Friday, April 20, 2012

small moments

I'm terrible at keeping up. I'm inconsistent with writing. Life is a spinning top. Timing is everything. My world is off kilter. This is nothing new. But...every once in a while, things right themselves. Sometimes with little effort, sometimes with everything you've got, sometimes all on their own. In the revolving door of friendships and relationships, I'm finding that even with a 40 hour a week profession as a Communications Officer...I am more often then not, lately, a failure at communicating in my personal life. Saying "sorry" or telling someone how much they really mean to you...simple words with a world of meaning - sometimes, that's all it takes to right the world. Or at least a significant part of it. I'm going to try and right my world one small part at a time. That's all I can do. That's the best I can do for now. Life is a series of unpredictable moments, written a page at a time.

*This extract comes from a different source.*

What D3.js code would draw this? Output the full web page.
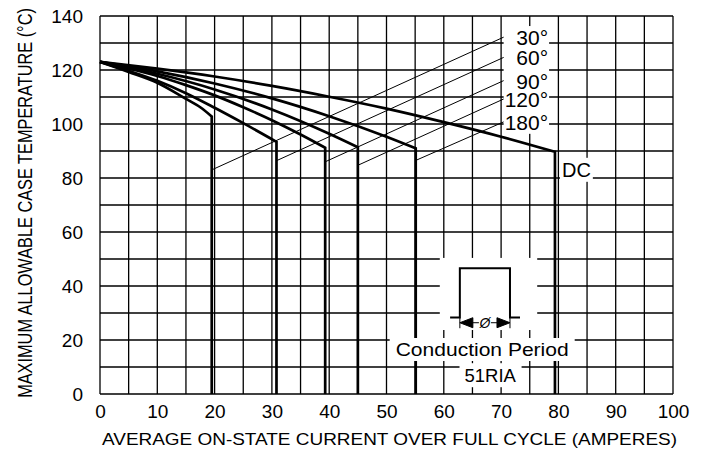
<!DOCTYPE html>
<html>
<head>
<meta charset="utf-8">
<script src="https://cdn.jsdelivr.net/npm/d3@7"></script>
<style>
  body { margin: 0; background: #fff; }
  svg { display: block; font-family: "Liberation Sans", Arial, sans-serif; }
</style>
</head>
<body>
<div id="chart"></div>
<script>
// tick labels
var xTicks = [0, 10, 20, 30, 40, 50, 60, 70, 80, 90, 100];
var yTicks = [0, 20, 40, 60, 80, 100, 120, 140];

// curves: [average current (A), max case temperature (C)]
var seriesNames = ["30°", "60°", "90°", "120°", "180°", "DC"];
var curve30 = [[0, 123], [5, 119.3], [10, 115.3], [15, 109.3], [17.5, 106.2], [19.5, 102.8]];
var curve60 = [[0, 123], [5, 119.7], [10, 116], [15, 111.4], [20, 106], [25, 100.3], [30.8, 93.4]];
var curve90 = [[0, 123], [5, 120.6], [10, 117.8], [15, 114.4], [20, 110.6], [25, 106.2], [30, 101.4], [35, 96.1], [39.3, 91.2]];
var curve120 = [[0, 123], [10, 118.6], [20, 112.8], [30, 105.4], [40, 96.4], [45, 91.4]];
var curve180 = [[0, 123], [10, 119.5], [20, 115], [30, 109.5], [40, 102.9], [50, 95.3], [55.1, 91]];
var curveDC = [[0, 123], [10, 120.5], [20, 117.6], [30, 114.1], [40, 110.1], [50, 105.7], [60, 100.7], [70, 95.3], [79.4, 89.7]];
var curves = [curve30, curve60, curve90, curve120, curve180, curveDC];

// leader lines from each curve to its label
var leaderFrom = [[19.5, 83], [30.9, 86.5], [39.3, 86], [45.1, 84.8], [55.2, 86.6]];
var leaderTo = [[70.9, 132.6], [70.9, 125.1], [70.9, 116.5], [70.9, 109.7], [70.9, 101.2]];

var width = 704, height = 450;
var svg = d3.select('#chart').append('svg').attr('width', width).attr('height', height);

var x = d3.scaleLinear().domain([0, 100]).range([100, 673]);
var y = d3.scaleLinear().domain([0, 140]).range([394, 16]);

// grid
var grid = svg.append('g').attr('stroke', '#000').attr('stroke-width', 1.3);
grid.selectAll('.vx').data(d3.range(0, 101, 5)).enter().append('line')
  .attr('x1', function(d){ return x(d); }).attr('x2', function(d){ return x(d); })
  .attr('y1', y(0)).attr('y2', y(140));
grid.selectAll('.hy').data(d3.range(0, 141, 10)).enter().append('line')
  .attr('y1', function(d){ return y(d); }).attr('y2', function(d){ return y(d); })
  .attr('x1', x(0)).attr('x2', x(100));

// axes (labels only)
var xAxis = svg.append('g').attr('transform', 'translate(0,' + y(0) + ')')
  .call(d3.axisBottom(x).tickValues(xTicks).tickSize(0).tickPadding(11));
var yAxis = svg.append('g').attr('transform', 'translate(' + x(0) + ',0)')
  .call(d3.axisLeft(y).tickValues(yTicks).tickSize(0).tickPadding(17));
[xAxis, yAxis].forEach(function(a){
  a.select('.domain').remove();
  a.selectAll('text').attr('font-size', 19).attr('fill', '#000')
    .attr('font-family', '"Liberation Sans", Arial, sans-serif');
});
yAxis.selectAll('text').attr('dy', '0.36em');

// curves with vertical drop to 0
var line = d3.line().x(function(d){ return x(d[0]); }).y(function(d){ return y(d[1]); })
  .curve(d3.curveMonotoneX);
svg.selectAll('.curve').data(curves).enter().append('path')
  .attr('class', 'curve')
  .attr('d', function(d){
    var last = d[d.length - 1];
    return line(d) + 'L' + x(last[0]) + ',' + y(0);
  })
  .attr('fill', 'none').attr('stroke', '#000').attr('stroke-width', 2.7)
  .attr('stroke-linejoin', 'miter');

// leaders
svg.selectAll('.leader').data(leaderFrom).enter().append('line')
  .attr('x1', function(d){ return x(d[0]); }).attr('y1', function(d){ return y(d[1]); })
  .attr('x2', function(d, i){ return x(leaderTo[i][0]); })
  .attr('y2', function(d, i){ return y(leaderTo[i][1]); })
  .attr('stroke', '#000').attr('stroke-width', 1);

// masks + labels
var maskLayer = svg.append('g');
var textLayer = svg.append('g');

function maskFor(node, px, py) {
  var b = node.getBBox();
  return { x0: b.x - px, y0: b.y - py, x1: b.x + b.width + px, y1: b.y + b.height + py };
}
function drawMask(m) {
  maskLayer.append('rect').attr('x', m.x0).attr('y', m.y0)
    .attr('width', m.x1 - m.x0).attr('height', m.y1 - m.y0).attr('fill', '#fff');
}

var angleLabels = textLayer.selectAll('.alab').data(leaderTo).enter().append('text')
  .attr('x', x(78.2)).attr('y', function(d){ return y(d[1]) + 1.5; })
  .attr('dy', '0.36em').attr('text-anchor', 'end').attr('font-size', 21)
  .text(function(d, i){ return seriesNames[i]; });
var u = null;
angleLabels.each(function(){
  var m = maskFor(this, 1, 0);
  if (!u) u = m;
  else { u.x0 = Math.min(u.x0, m.x0); u.y0 = Math.min(u.y0, m.y0); u.x1 = Math.max(u.x1, m.x1); u.y1 = Math.max(u.y1, m.y1); }
});
drawMask(u);

var dc = curveDC[curveDC.length - 1];
var dcLabel = textLayer.append('text').attr('x', x(dc[0]) + 7).attr('y', y(dc[1]) + 25)
  .attr('font-size', 20).text(seriesNames[5]);
drawMask(maskFor(dcLabel.node(), 2, 1));

// inset: conduction period
drawMask({ x0: x(59.3), x1: x(76.3), y0: y(50.4), y1: y(23.7) });
var cp = textLayer.append('text').attr('x', x(66.7)).attr('y', 356).attr('text-anchor', 'middle')
  .attr('font-size', 18.5).attr('textLength', 173).attr('lengthAdjust', 'spacingAndGlyphs')
  .text('Conduction Period');
drawMask(maskFor(cp.node(), 6, 1));
var part = textLayer.append('text').attr('x', x(68.1)).attr('y', 381.7).attr('text-anchor', 'middle')
  .attr('font-size', 18.5).text('51RIA');
drawMask(maskFor(part.node(), 5, 1.5));

var wave = [[61.1, 28.3], [62.8, 28.3], [62.8, 46.6], [71.55, 46.6], [71.55, 28.3], [73.3, 28.3]];
textLayer.append('path').attr('d', d3.line().x(function(d){ return x(d[0]); }).y(function(d){ return y(d[1]); })(wave))
  .attr('fill', 'none').attr('stroke', '#000').attr('stroke-width', 2);
var ay = y(26.4), xl = x(62.8), xr = x(71.55);
var inset = textLayer.append('g').attr('stroke', '#000');
inset.append('line').attr('x1', xl).attr('x2', xl).attr('y1', ay - 5).attr('y2', ay + 5.5).attr('stroke-width', 1);
inset.append('line').attr('x1', xr).attr('x2', xr).attr('y1', ay - 5).attr('y2', ay + 5.5).attr('stroke-width', 1);
inset.append('path').attr('d', 'M' + xl + ',' + ay + 'l13,-5v10z').attr('fill', '#000');
inset.append('path').attr('d', 'M' + xr + ',' + ay + 'l-13,-5v10z').attr('fill', '#000');
var mid = (xl + xr) / 2;
inset.append('line').attr('x1', xl + 12).attr('x2', mid - 6).attr('y1', ay).attr('y2', ay).attr('stroke-width', 1);
inset.append('line').attr('x1', mid + 6).attr('x2', xr - 12).attr('y1', ay).attr('y2', ay).attr('stroke-width', 1);
textLayer.append('text').attr('x', mid).attr('y', ay + 5).attr('text-anchor', 'middle')
  .attr('font-size', 14).attr('font-style', 'italic').text('Ø');

// axis titles
svg.append('text').attr('x', 102).attr('y', 445).attr('font-size', 17)
  .attr('textLength', 575).attr('lengthAdjust', 'spacingAndGlyphs')
  .text('AVERAGE ON-STATE CURRENT OVER FULL CYCLE (AMPERES)');
var yTitle = svg.append('text').attr('text-anchor', 'middle').attr('font-size', 21)
  .text('MAXIMUM ALLOWABLE CASE TEMPERATURE (°C)');
var natural = yTitle.node().getComputedTextLength();
yTitle.attr('transform', 'translate(31.5,203) rotate(-90) scale(' + (390 / natural) + ',1)');
</script>
</body>
</html>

It's adventure, tragedy, comedy, drama...drama.

1 comment:

  1. i apologize to so many people every day for not keeping up, for not helping more, for not telling them i love them ... i don't return phone calls. i forget to write thank you notes. i'm late. always. i misplace my keys. i owe so many people explanations; my bills are overdue; i'm unemployed; my grandma needs me. the car is dirty, the house is dirty; the garbage needs to be emptied; the lawn needs to be mowed; i need to change my oil; i need to fill out paperwork for insurance; laundry has piled up; i can't make it to the party because i don't have enough money for gas; i fuck up over and over again. but the same friends that have stuck beside me ... know these flaws and accept it as a part of me. hopefully they know my intentions are so pure and good that i don't have to always say my feelings out loud. i need to do better.